Imagine it is a brisk spring day with a temperature of 50˚ Fahrenheit, when your furnace kicks on to heat your house. On a day when your comfort is only altered in a miniscule way, it is unnecessary to burn fossil fuels as if there were a frozen tundra outside your door. The energy alternative is all around you – solar power.
Many believe that solar power was a trend that started in the 1970’s and fizzled out by the late 1980’s. What those people do not know is that any new house built today can be made to utilize solar energy better than ever before. Fortunately the use of large, bulky black panels is no longer needed to make use of solar energy in one’s living quarters. Instead, the solar techniques can be found when the actual designing of the house is done.

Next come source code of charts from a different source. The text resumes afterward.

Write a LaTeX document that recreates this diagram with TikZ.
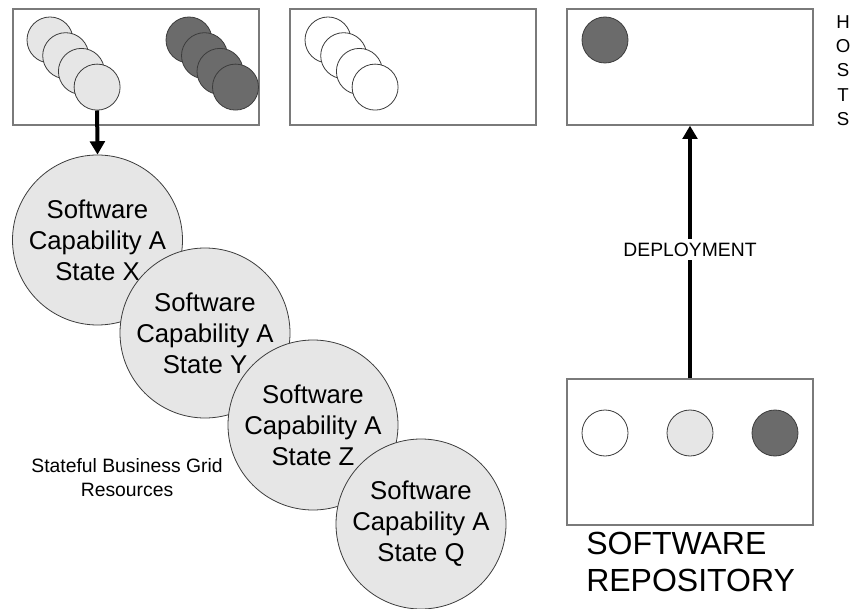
\documentclass[tikz,border=0pt]{standalone}
\usepackage{fontspec}
\setmainfont{Liberation Sans}
\usetikzlibrary{arrows.meta}
\definecolor{lightfill}{HTML}{E6E6E6}
\definecolor{darkfill}{HTML}{6B6B6B}
\definecolor{boxline}{HTML}{7A7A7A}
\definecolor{ringline}{HTML}{3C3C3C}
\begin{document}
\begin{tikzpicture}[x=0.75pt,y=-0.75pt,
  hostbox/.style={draw=boxline,line width=1pt,fill=white,minimum width=184.5pt,minimum height=87pt,inner sep=0pt},
  chip/.style={circle,draw=ringline,line width=0.6pt,minimum size=34.5pt,inner sep=0pt},
  chiplight/.style={chip,fill=lightfill},
  chipdark/.style={chip,fill=darkfill},
  chipwhite/.style={chip,fill=white},
  bigstate/.style={circle,draw=ringline,line width=0.6pt,fill=lightfill,minimum size=127.5pt,inner sep=0pt,align=center,font=\fontsize{19.3}{23.25}\selectfont},
  bigarrow/.style={line width=3pt,-{Triangle[length=10pt,width=11pt]}}]
\useasboundingbox (0,0) rectangle (852,609);

% host machines
\node[hostbox] (hostA) at (136,67) {};
\node[hostbox] (hostB) at (413,67) {};
\node[hostbox] (hostC) at (690,67) {};

\foreach \i in {0,1,2,3} {
  \node[chiplight] (la\i) at (50+15.7*\i,40+15.7*\i) {};
}
\foreach \i in {0,1,2,3} {
  \node[chipdark] (da\i) at (189+15.5*\i,40+15.7*\i) {};
}
\foreach \i in {0,1,2,3} {
  \node[chipwhite] (wb\i) at (328+15.7*\i,40+15.7*\i) {};
}
\node[chipdark] (dc0) at (605,40) {};

% vertical label beside the hosts
\node[align=center,font=\fontsize{14}{18.3}\selectfont,anchor=north,inner sep=0pt] (hosts) at (843,15) {H\\O\\S\\T\\S};

% stateful resources
\node[bigstate] (sx) at (97.5,240) {Software\\Capability A\\State X};
\node[bigstate] (sy) at (205,333) {Software\\Capability A\\State Y};
\node[bigstate] (sz) at (313,425) {Software\\Capability A\\State Z};
\node[bigstate] (sq) at (421,524) {Software\\Capability A\\State Q};

\node[align=center,font=\fontsize{14.5}{18}\selectfont] (res) at (127,478) {Stateful Business Grid\\Resources};

\draw[bigarrow] (la3.south) -- (sx.north);

% software repository
\node[hostbox,minimum height=109.5pt] (repo) at (690,452) {};
\node[chipwhite] (rw) at (605,433) {};
\node[chiplight] (rl) at (690,433) {};
\node[chipdark] (rd) at (775,433) {};
\node[align=left,anchor=north west,inner sep=0pt,font=\fontsize{24}{27.75}\selectfont] (repolabel) at (586,532) {SOFTWARE\\REPOSITORY};

\draw[bigarrow] (repo.north) -- (hostC.south)
  node[pos=0.51,fill=white,inner xsep=2pt,inner ysep=3pt,font=\fontsize{14.5}{17}\selectfont] (deploy) {DEPLOYMENT};
\end{tikzpicture}
\end{document}
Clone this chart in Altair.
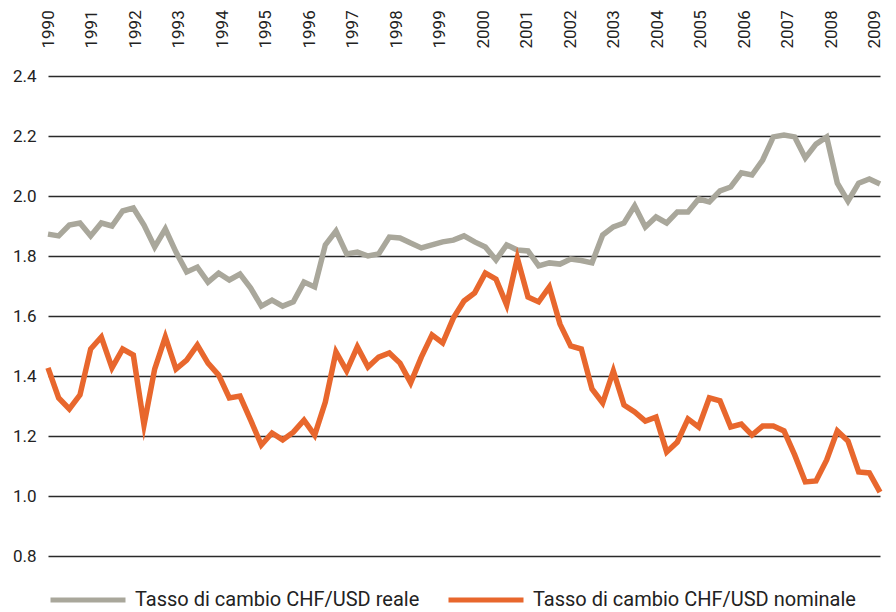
import altair as alt
import pandas as pd

# Tick labels
years = list(range(1990, 2010))
y_ticks = [0.8, 1.0, 1.2, 1.4, 1.6, 1.8, 2.0, 2.2, 2.4]

# Series names and colours
series_names = ["Tasso di cambio CHF/USD reale", "Tasso di cambio CHF/USD nominale"]
series_colors = ["#a9a79b", "#e8672d"]

# Quarterly values
reale = [
    1.873, 1.867, 1.903, 1.910, 1.867, 1.910, 1.900, 1.950, 1.960, 1.903,
    1.830, 1.890, 1.813, 1.747, 1.763, 1.713, 1.743, 1.720, 1.740, 1.693,
    1.633, 1.653, 1.633, 1.647, 1.713, 1.697, 1.837, 1.883, 1.807, 1.813,
    1.800, 1.807, 1.863, 1.860, 1.843, 1.827, 1.837, 1.847, 1.853, 1.867,
    1.847, 1.830, 1.787, 1.837, 1.820, 1.817, 1.767, 1.777, 1.773, 1.790,
    1.785, 1.777, 1.870, 1.897, 1.910, 1.967, 1.897, 1.930, 1.910, 1.947,
    1.947, 1.990, 1.980, 2.017, 2.030, 2.077, 2.070, 2.120, 2.197, 2.203,
    2.197, 2.127, 2.173, 2.197, 2.043, 1.983, 2.043, 2.057, 2.040,
]
nominale = [
    1.427, 1.327, 1.290, 1.337, 1.490, 1.530, 1.427, 1.490, 1.470, 1.237,
    1.423, 1.530, 1.423, 1.453, 1.503, 1.443, 1.403, 1.327, 1.333, 1.253,
    1.170, 1.210, 1.187, 1.213, 1.253, 1.203, 1.313, 1.480, 1.417, 1.497,
    1.430, 1.463, 1.477, 1.443, 1.377, 1.463, 1.537, 1.510, 1.593, 1.650,
    1.677, 1.743, 1.723, 1.637, 1.793, 1.663, 1.647, 1.697, 1.573, 1.500,
    1.490, 1.357, 1.310, 1.417, 1.303, 1.280, 1.250, 1.263, 1.147, 1.180,
    1.257, 1.230, 1.327, 1.317, 1.230, 1.240, 1.203, 1.233, 1.233, 1.217,
    1.137, 1.047, 1.050, 1.120, 1.217, 1.183, 1.080, 1.077, 1.013,
]

n = len(reale)
df = pd.DataFrame({
    "q": list(range(n)) * 2,
    "valore": reale + nominale,
    "serie": [series_names[0]] * n + [series_names[1]] * n,
})

FONT = "Roboto"
TXT = "#222222"

x_enc = alt.X("q:Q", scale=alt.Scale(domain=[0, n - 1], nice=False, zero=False), axis=None)
y_enc = alt.Y(
    "valore:Q",
    scale=alt.Scale(domain=[0.8, 2.4], nice=False, zero=False),
    axis=alt.Axis(
        values=y_ticks, format=".1f", title=None, grid=True, domain=False, ticks=False,
        labelFontSize=17, labelFont=FONT, labelColor=TXT, labelPadding=12,
        gridColor="#2a2a2a", gridWidth=1.4,
    ),
)
color_enc = alt.Color(
    "serie:N",
    scale=alt.Scale(domain=series_names, range=series_colors),
    legend=alt.Legend(
        orient="none", legendX=0, legendY=484, direction="horizontal", title=None,
        symbolType="stroke", symbolStrokeWidth=5, symbolSize=5625,
        labelFontSize=20, labelFont=FONT, labelColor=TXT, labelOffset=7,
        columnPadding=18, labelLimit=400, padding=0,
    ),
)

def series_layer(name):
    return alt.Chart(df).transform_filter(alt.datum.serie == name).mark_line(
        strokeWidth=5.5, strokeJoin="miter", strokeMiterLimit=6
    ).encode(x=x_enc, y=y_enc, color=color_enc)

year_df = pd.DataFrame({"anno": years})
year_axis = alt.Chart(year_df).mark_rule(opacity=0).encode(
    x=alt.X(
        "anno:Q",
        scale=alt.Scale(domain=[1990, 2009.115], nice=False, zero=False),
        axis=alt.Axis(
            orient="top", values=years, format="d", labelAngle=270, labelAlign="left",
            labelBaseline="middle", labelPadding=28, domain=False, ticks=False, grid=False,
            title=None, labelFontSize=17, labelFont=FONT, labelColor=TXT,
            labelFlush=False, labelOverlap=False,
        ),
    )
)

chart = alt.layer(
    year_axis, series_layer(series_names[0]), series_layer(series_names[1])
).resolve_scale(x="independent").properties(
    width=832, height=480,
    autosize=alt.AutoSizeParams(type="none"),
    padding={"left": 40, "top": 68, "right": 8, "bottom": 56},
).configure_view(stroke=None)

chart.save("out.html", embed_options={"renderer": "svg", "actions": False})
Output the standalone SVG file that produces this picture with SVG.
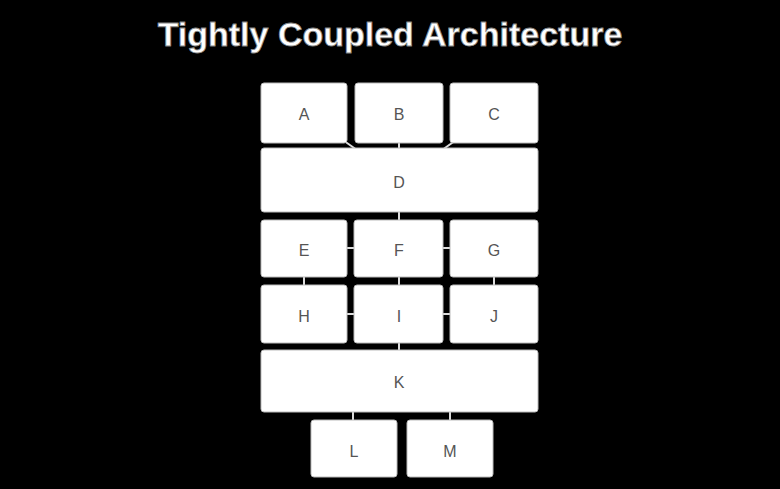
<svg xmlns="http://www.w3.org/2000/svg" width="780" height="489" viewBox="0 0 780 489">
  <style>
    .bg { fill: #000000; }
    .box { fill: #ffffff; stroke: #bbbbbb; stroke-width: 1; }
    .lbl { font-family: "Liberation Sans", Arial, sans-serif; font-size: 16px; fill: #555555; text-anchor: middle; dominant-baseline: central; }
    .title { font-family: "Liberation Sans", Arial, sans-serif; font-size: 34px; font-weight: bold; fill: #ffffff; stroke: #888888; stroke-width: 0.8; text-anchor: middle; }
    .edge { stroke: #dddddd; stroke-width: 2; fill: none; }
  </style>
  <rect class="bg" x="0" y="0" width="780" height="489"/>
  <text class="title" x="390" y="46">Tightly Coupled Architecture</text>

  <g id="connectors">
    <line class="edge" x1="304.5" y1="113" x2="399.5" y2="180"/>
    <line class="edge" x1="399" y1="113" x2="399" y2="180"/>
    <line class="edge" x1="494.5" y1="113" x2="399.5" y2="180"/>
    <line class="edge" x1="399" y1="180" x2="399" y2="248"/>
    <line class="edge" x1="304" y1="248" x2="494" y2="248"/>
    <line class="edge" x1="304" y1="314" x2="494" y2="314"/>
    <line class="edge" x1="304" y1="248" x2="304" y2="314"/>
    <line class="edge" x1="399" y1="248" x2="399" y2="381"/>
    <line class="edge" x1="494" y1="248" x2="494" y2="314"/>
    <line class="edge" x1="353" y1="381" x2="353" y2="448"/>
    <line class="edge" x1="450" y1="381" x2="450" y2="448"/>
  </g>

  <g id="A"><rect class="box" x="261" y="83" width="86" height="60" rx="3"/><text class="lbl" x="304" y="114">A</text></g>
  <g id="B"><rect class="box" x="355" y="83" width="88" height="60" rx="3"/><text class="lbl" x="399" y="114">B</text></g>
  <g id="C"><rect class="box" x="450" y="83" width="88" height="60" rx="3"/><text class="lbl" x="494" y="114">C</text></g>
  <g id="D"><rect class="box" x="261" y="148" width="277" height="64" rx="3"/><text class="lbl" x="399" y="182">D</text></g>
  <g id="E"><rect class="box" x="261" y="220" width="86" height="57" rx="3"/><text class="lbl" x="304" y="250">E</text></g>
  <g id="F"><rect class="box" x="354" y="220" width="89" height="57" rx="3"/><text class="lbl" x="399" y="250">F</text></g>
  <g id="G"><rect class="box" x="450" y="220" width="88" height="57" rx="3"/><text class="lbl" x="494" y="250">G</text></g>
  <g id="H"><rect class="box" x="261" y="285" width="86" height="58" rx="3"/><text class="lbl" x="304" y="316">H</text></g>
  <g id="I"><rect class="box" x="354" y="285" width="89" height="58" rx="3"/><text class="lbl" x="399" y="316">I</text></g>
  <g id="J"><rect class="box" x="450" y="285" width="88" height="58" rx="3"/><text class="lbl" x="494" y="316">J</text></g>
  <g id="K"><rect class="box" x="261" y="350" width="277" height="62" rx="3"/><text class="lbl" x="399" y="382">K</text></g>
  <g id="L"><rect class="box" x="311" y="420" width="86" height="57" rx="3"/><text class="lbl" x="354" y="451">L</text></g>
  <g id="M"><rect class="box" x="407" y="420" width="86" height="57" rx="3"/><text class="lbl" x="450" y="451">M</text></g>
</svg>
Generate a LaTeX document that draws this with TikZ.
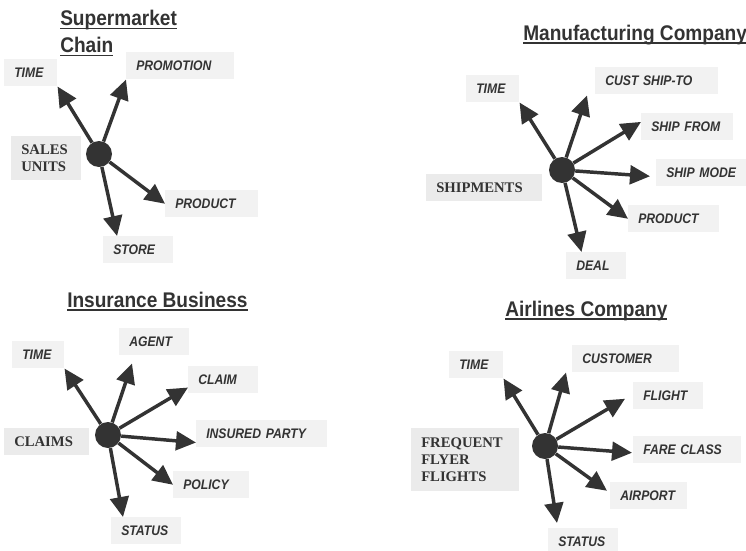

An example of such a technique would be positioning the windows of a house to face south and southwest in order to capture sunlight in the winter months. Using heavy materials that insulate well is another instance of proper solar energy use. Thick concrete, large overhangs, and limiting windows on the north and east sides of a house are all useful forms of capturing and using solar energy. The same is true when installing an above ground or in ground pool. Design and place your swimming pool to maximize the amount of sunlight it receives each day. Also, the use of a solar pool cover will help retain the heat in the pool water and reduce pool water evaporation.
All of the aforementioned energy-saving practices are different forms of “passive solar energy”. In fact, any behavior that maximizes energy from the sun and cuts down on how much energy is lost is considered as such. Utilizing any of them will save you energy and money on fossil fuel costs. In a world that is trying to “go green”, you can do your part by simply designing your house properly.